Exclude the pictures and return every line exactly as written.

##### Given data #####

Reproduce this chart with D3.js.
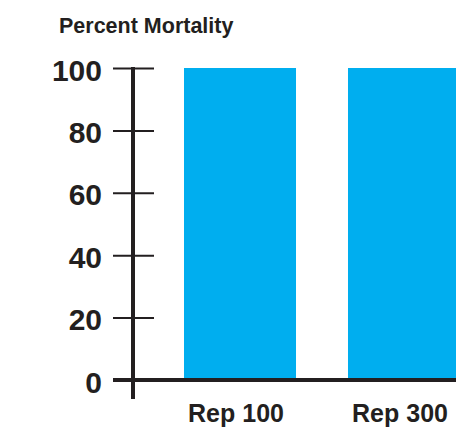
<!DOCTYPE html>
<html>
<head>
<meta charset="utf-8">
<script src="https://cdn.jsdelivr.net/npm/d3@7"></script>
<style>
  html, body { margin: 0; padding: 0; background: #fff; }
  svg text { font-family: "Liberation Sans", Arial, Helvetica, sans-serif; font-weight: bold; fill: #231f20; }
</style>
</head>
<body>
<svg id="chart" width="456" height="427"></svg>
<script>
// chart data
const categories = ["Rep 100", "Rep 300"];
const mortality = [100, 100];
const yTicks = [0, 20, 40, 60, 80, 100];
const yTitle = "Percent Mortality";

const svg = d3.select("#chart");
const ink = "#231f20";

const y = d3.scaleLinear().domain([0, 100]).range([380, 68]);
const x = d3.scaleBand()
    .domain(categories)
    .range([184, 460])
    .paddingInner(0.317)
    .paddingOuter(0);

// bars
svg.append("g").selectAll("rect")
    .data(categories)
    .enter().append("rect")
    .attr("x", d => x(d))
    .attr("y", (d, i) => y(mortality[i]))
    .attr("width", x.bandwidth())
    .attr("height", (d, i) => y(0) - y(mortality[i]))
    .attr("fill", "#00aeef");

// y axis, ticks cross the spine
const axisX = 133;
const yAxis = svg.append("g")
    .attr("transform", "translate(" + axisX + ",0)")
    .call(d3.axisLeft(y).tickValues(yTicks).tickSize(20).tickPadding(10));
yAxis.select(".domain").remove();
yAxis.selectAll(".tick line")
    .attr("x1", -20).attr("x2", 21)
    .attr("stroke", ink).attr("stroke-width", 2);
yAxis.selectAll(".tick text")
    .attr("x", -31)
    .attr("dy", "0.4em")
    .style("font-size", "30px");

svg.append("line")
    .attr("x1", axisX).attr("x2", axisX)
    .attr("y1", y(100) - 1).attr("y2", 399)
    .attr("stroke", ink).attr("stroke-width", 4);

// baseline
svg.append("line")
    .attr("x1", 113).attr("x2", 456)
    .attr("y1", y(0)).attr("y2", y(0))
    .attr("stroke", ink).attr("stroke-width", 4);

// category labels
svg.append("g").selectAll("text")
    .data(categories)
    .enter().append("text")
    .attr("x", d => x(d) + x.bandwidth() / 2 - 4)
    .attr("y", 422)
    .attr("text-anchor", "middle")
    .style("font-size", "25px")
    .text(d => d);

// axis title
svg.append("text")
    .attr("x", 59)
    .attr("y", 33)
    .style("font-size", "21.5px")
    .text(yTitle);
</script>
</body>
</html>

#####

→ **Task answer**
Reproduce this chart with D3.js.
<!DOCTYPE html>
<html>
<head>
<meta charset="utf-8">
<script src="https://cdn.jsdelivr.net/npm/d3@7"></script>
<style>
  html, body { margin: 0; padding: 0; background: #fff; }
  svg text { font-family: "Liberation Sans", Arial, Helvetica, sans-serif; font-weight: bold; fill: #231f20; }
</style>
</head>
<body>
<svg id="chart" width="456" height="427"></svg>
<script>
// chart data
const categories = ["Rep 100", "Rep 300"];
const mortality = [100, 100];
const yTicks = [0, 20, 40, 60, 80, 100];
const yTitle = "Percent Mortality";

const svg = d3.select("#chart");
const ink = "#231f20";

const y = d3.scaleLinear().domain([0, 100]).range([380, 68]);
const x = d3.scaleBand()
    .domain(categories)
    .range([184, 460])
    .paddingInner(0.317)
    .paddingOuter(0);

// bars
svg.append("g").selectAll("rect")
    .data(categories)
    .enter().append("rect")
    .attr("x", d => x(d))
    .attr("y", (d, i) => y(mortality[i]))
    .attr("width", x.bandwidth())
    .attr("height", (d, i) => y(0) - y(mortality[i]))
    .attr("fill", "#00aeef");

// y axis, ticks cross the spine
const axisX = 133;
const yAxis = svg.append("g")
    .attr("transform", "translate(" + axisX + ",0)")
    .call(d3.axisLeft(y).tickValues(yTicks).tickSize(20).tickPadding(10));
yAxis.select(".domain").remove();
yAxis.selectAll(".tick line")
    .attr("x1", -20).attr("x2", 21)
    .attr("stroke", ink).attr("stroke-width", 2);
yAxis.selectAll(".tick text")
    .attr("x", -31)
    .attr("dy", "0.4em")
    .style("font-size", "30px");

svg.append("line")
    .attr("x1", axisX).attr("x2", axisX)
    .attr("y1", y(100) - 1).attr("y2", 399)
    .attr("stroke", ink).attr("stroke-width", 4);

// baseline
svg.append("line")
    .attr("x1", 113).attr("x2", 456)
    .attr("y1", y(0)).attr("y2", y(0))
    .attr("stroke", ink).attr("stroke-width", 4);

// category labels
svg.append("g").selectAll("text")
    .data(categories)
    .enter().append("text")
    .attr("x", d => x(d) + x.bandwidth() / 2 - 4)
    .attr("y", 422)
    .attr("text-anchor", "middle")
    .style("font-size", "25px")
    .text(d => d);

// axis title
svg.append("text")
    .attr("x", 59)
    .attr("y", 33)
    .style("font-size", "21.5px")
    .text(yTitle);
</script>
</body>
</html>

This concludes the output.